The programs aired as free “public service,” and the “educational,” not-for-profit Facts Forum Foundation was untaxed. Hunt pretended to balance political debate, but the liberal perspective typically came across as foolish. By the early 60s, Hunt’s thin veneer of fairness had worn through, and he began the unabashedly one-sided radio/TV show Life Line, promoting isolationism and fiscal conservatism. Debunked as a right-winger in sheep’s clothing, Hunt lost his tax-exempt status but wrote off Life Line as an “advertising expense.”

Meanwhile, Smoot left Facts to begin The Dan Smoot Report. Backed by a wealthy dog food manufacturer, Smoot no longer gave the “totalitarian liberal” perspective; now he spoke only for “Constitutional conservatives,” opposing Civil Rights, Communism, Foreign Aid, and the United Nations. By this time, free public service airtime was not consistently available; Smoot’s “states’ rights” racism was only considered a “public service” in the Deep South.

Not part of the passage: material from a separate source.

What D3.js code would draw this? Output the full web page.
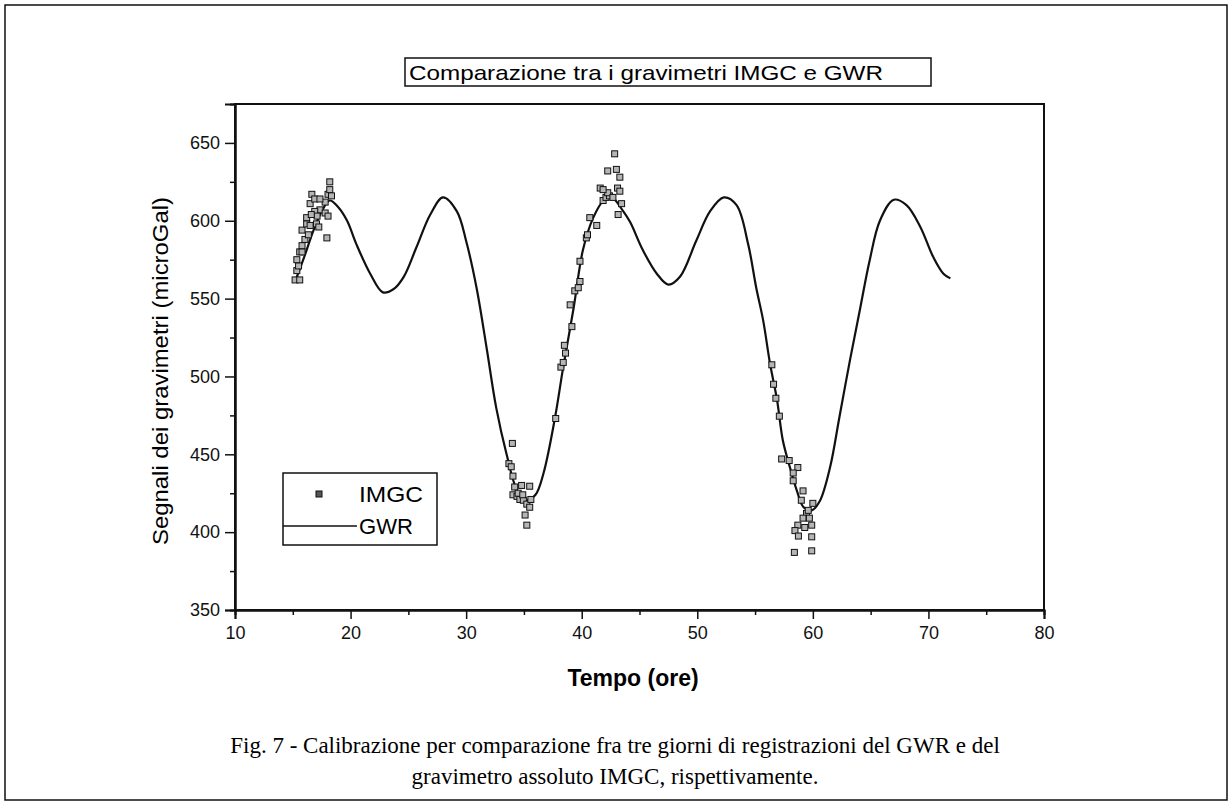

Hunt and Smoot appeared to have shifted from a conservative to a flatly right-wing position, but they were extremists all along. In 1953, for example, Hunt’s Answers panel debated the question, “Are American Civil Rights in Danger?” The discussion had nothing to do with the African-American movement for social justice. Rather, the panelists pondered the censorship of conservative college students by liberal professors. There was no illusion that liberals and conservatives could set differences aside in the name of higher ideals or that a discursive vital center was desirable or achievable. There was only the flimsy illusion of democratic debate.

Ten years later, Smoot would flatly state on his Report that Martin Luther King’s battle for Civil Rights was a Communist conspiracy. The discourse may have sounded more extreme than the pseudo-balanced debate of Answers in the 50s, but the underlying right-wing impulse and self-serving definitions of “Civil Rights” were the same. As the social and political upheaval of the 1960s came to a head, privately funded, non-network, ultra-conservative broadcasting grew stronger than ever. Indeed, over 6,000,000 people tuned in to hear Smoot’s bigoted broadcasts each week. Throughout the 1950s and 1960s Hunt and Smoot exposed the right-wing fault lines of a consensus culture that never quite existed.